---------- DATA SHOWN

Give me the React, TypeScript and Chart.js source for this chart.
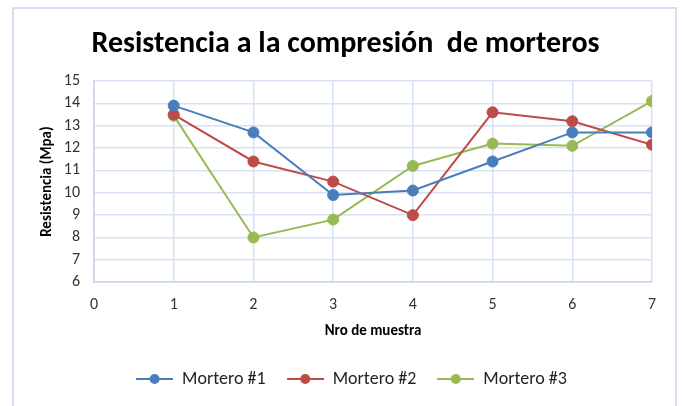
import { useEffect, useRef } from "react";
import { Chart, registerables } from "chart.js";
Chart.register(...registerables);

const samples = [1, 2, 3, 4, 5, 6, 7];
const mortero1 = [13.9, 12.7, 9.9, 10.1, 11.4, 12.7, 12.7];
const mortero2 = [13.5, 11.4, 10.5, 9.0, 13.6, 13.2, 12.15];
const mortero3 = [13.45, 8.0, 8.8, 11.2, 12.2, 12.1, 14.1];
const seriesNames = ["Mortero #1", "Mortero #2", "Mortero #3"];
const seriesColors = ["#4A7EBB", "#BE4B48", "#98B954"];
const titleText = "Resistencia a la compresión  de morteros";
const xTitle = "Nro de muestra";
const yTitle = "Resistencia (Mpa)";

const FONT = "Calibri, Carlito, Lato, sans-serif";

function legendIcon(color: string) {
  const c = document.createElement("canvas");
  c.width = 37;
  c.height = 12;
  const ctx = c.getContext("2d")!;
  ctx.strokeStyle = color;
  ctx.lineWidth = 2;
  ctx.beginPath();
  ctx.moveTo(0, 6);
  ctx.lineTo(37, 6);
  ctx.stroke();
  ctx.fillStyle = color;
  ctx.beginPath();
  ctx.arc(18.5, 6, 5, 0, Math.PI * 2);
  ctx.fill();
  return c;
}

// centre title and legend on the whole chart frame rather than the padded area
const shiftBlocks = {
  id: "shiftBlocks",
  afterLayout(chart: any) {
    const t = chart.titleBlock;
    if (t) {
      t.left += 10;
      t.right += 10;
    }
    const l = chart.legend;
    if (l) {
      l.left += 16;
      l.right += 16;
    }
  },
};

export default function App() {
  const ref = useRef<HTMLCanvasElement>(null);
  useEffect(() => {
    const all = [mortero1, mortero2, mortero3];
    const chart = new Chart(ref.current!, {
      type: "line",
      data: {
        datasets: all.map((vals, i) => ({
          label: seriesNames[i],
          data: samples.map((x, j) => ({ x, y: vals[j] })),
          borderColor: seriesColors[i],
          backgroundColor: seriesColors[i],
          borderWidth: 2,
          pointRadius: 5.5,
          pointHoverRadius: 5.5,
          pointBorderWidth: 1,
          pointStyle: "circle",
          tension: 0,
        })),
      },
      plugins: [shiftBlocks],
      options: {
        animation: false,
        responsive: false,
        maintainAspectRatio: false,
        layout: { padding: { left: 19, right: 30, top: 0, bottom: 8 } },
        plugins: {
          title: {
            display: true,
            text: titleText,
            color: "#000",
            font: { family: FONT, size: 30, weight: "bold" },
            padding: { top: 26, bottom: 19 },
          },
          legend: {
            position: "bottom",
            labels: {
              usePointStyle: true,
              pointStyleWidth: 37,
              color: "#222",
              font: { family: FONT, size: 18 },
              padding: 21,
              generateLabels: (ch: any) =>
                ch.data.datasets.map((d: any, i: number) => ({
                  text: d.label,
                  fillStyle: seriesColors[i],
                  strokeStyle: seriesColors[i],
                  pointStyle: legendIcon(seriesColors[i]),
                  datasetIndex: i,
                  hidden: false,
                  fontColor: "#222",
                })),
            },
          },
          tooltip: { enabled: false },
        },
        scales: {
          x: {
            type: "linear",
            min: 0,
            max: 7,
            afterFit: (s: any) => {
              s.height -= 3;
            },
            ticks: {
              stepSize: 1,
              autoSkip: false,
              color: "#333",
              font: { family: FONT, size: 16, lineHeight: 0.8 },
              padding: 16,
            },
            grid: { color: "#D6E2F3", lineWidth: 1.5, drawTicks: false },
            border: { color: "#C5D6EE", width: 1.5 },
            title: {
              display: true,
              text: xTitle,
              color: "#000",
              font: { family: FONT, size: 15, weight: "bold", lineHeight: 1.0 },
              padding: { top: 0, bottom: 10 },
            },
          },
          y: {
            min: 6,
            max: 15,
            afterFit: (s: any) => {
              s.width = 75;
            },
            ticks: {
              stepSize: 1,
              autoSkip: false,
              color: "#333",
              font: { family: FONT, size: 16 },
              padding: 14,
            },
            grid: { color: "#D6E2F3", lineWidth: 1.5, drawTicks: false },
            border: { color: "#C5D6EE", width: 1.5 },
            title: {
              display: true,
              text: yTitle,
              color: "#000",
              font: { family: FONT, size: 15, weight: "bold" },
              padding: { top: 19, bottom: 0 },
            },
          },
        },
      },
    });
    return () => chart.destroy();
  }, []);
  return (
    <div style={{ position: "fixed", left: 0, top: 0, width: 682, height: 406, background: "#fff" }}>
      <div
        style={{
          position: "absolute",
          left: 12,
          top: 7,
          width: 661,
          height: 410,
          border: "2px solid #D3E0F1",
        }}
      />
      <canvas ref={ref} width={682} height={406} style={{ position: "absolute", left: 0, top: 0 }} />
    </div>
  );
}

--------------------

**PROBLEM TO WORK ON**
From the material above, copy everything exactly but the pictures.

**EXERCISE RESPONSE**
Give me the React, TypeScript and Chart.js source for this chart.
import { useEffect, useRef } from "react";
import { Chart, registerables } from "chart.js";
Chart.register(...registerables);

const samples = [1, 2, 3, 4, 5, 6, 7];
const mortero1 = [13.9, 12.7, 9.9, 10.1, 11.4, 12.7, 12.7];
const mortero2 = [13.5, 11.4, 10.5, 9.0, 13.6, 13.2, 12.15];
const mortero3 = [13.45, 8.0, 8.8, 11.2, 12.2, 12.1, 14.1];
const seriesNames = ["Mortero #1", "Mortero #2", "Mortero #3"];
const seriesColors = ["#4A7EBB", "#BE4B48", "#98B954"];
const titleText = "Resistencia a la compresión  de morteros";
const xTitle = "Nro de muestra";
const yTitle = "Resistencia (Mpa)";

const FONT = "Calibri, Carlito, Lato, sans-serif";

function legendIcon(color: string) {
  const c = document.createElement("canvas");
  c.width = 37;
  c.height = 12;
  const ctx = c.getContext("2d")!;
  ctx.strokeStyle = color;
  ctx.lineWidth = 2;
  ctx.beginPath();
  ctx.moveTo(0, 6);
  ctx.lineTo(37, 6);
  ctx.stroke();
  ctx.fillStyle = color;
  ctx.beginPath();
  ctx.arc(18.5, 6, 5, 0, Math.PI * 2);
  ctx.fill();
  return c;
}

// centre title and legend on the whole chart frame rather than the padded area
const shiftBlocks = {
  id: "shiftBlocks",
  afterLayout(chart: any) {
    const t = chart.titleBlock;
    if (t) {
      t.left += 10;
      t.right += 10;
    }
    const l = chart.legend;
    if (l) {
      l.left += 16;
      l.right += 16;
    }
  },
};

export default function App() {
  const ref = useRef<HTMLCanvasElement>(null);
  useEffect(() => {
    const all = [mortero1, mortero2, mortero3];
    const chart = new Chart(ref.current!, {
      type: "line",
      data: {
        datasets: all.map((vals, i) => ({
          label: seriesNames[i],
          data: samples.map((x, j) => ({ x, y: vals[j] })),
          borderColor: seriesColors[i],
          backgroundColor: seriesColors[i],
          borderWidth: 2,
          pointRadius: 5.5,
          pointHoverRadius: 5.5,
          pointBorderWidth: 1,
          pointStyle: "circle",
          tension: 0,
        })),
      },
      plugins: [shiftBlocks],
      options: {
        animation: false,
        responsive: false,
        maintainAspectRatio: false,
        layout: { padding: { left: 19, right: 30, top: 0, bottom: 8 } },
        plugins: {
          title: {
            display: true,
            text: titleText,
            color: "#000",
            font: { family: FONT, size: 30, weight: "bold" },
            padding: { top: 26, bottom: 19 },
          },
          legend: {
            position: "bottom",
            labels: {
              usePointStyle: true,
              pointStyleWidth: 37,
              color: "#222",
              font: { family: FONT, size: 18 },
              padding: 21,
              generateLabels: (ch: any) =>
                ch.data.datasets.map((d: any, i: number) => ({
                  text: d.label,
                  fillStyle: seriesColors[i],
                  strokeStyle: seriesColors[i],
                  pointStyle: legendIcon(seriesColors[i]),
                  datasetIndex: i,
                  hidden: false,
                  fontColor: "#222",
                })),
            },
          },
          tooltip: { enabled: false },
        },
        scales: {
          x: {
            type: "linear",
            min: 0,
            max: 7,
            afterFit: (s: any) => {
              s.height -= 3;
            },
            ticks: {
              stepSize: 1,
              autoSkip: false,
              color: "#333",
              font: { family: FONT, size: 16, lineHeight: 0.8 },
              padding: 16,
            },
            grid: { color: "#D6E2F3", lineWidth: 1.5, drawTicks: false },
            border: { color: "#C5D6EE", width: 1.5 },
            title: {
              display: true,
              text: xTitle,
              color: "#000",
              font: { family: FONT, size: 15, weight: "bold", lineHeight: 1.0 },
              padding: { top: 0, bottom: 10 },
            },
          },
          y: {
            min: 6,
            max: 15,
            afterFit: (s: any) => {
              s.width = 75;
            },
            ticks: {
              stepSize: 1,
              autoSkip: false,
              color: "#333",
              font: { family: FONT, size: 16 },
              padding: 14,
            },
            grid: { color: "#D6E2F3", lineWidth: 1.5, drawTicks: false },
            border: { color: "#C5D6EE", width: 1.5 },
            title: {
              display: true,
              text: yTitle,
              color: "#000",
              font: { family: FONT, size: 15, weight: "bold" },
              padding: { top: 19, bottom: 0 },
            },
          },
        },
      },
    });
    return () => chart.destroy();
  }, []);
  return (
    <div style={{ position: "fixed", left: 0, top: 0, width: 682, height: 406, background: "#fff" }}>
      <div
        style={{
          position: "absolute",
          left: 12,
          top: 7,
          width: 661,
          height: 410,
          border: "2px solid #D3E0F1",
        }}
      />
      <canvas ref={ref} width={682} height={406} style={{ position: "absolute", left: 0, top: 0 }} />
    </div>
  );
}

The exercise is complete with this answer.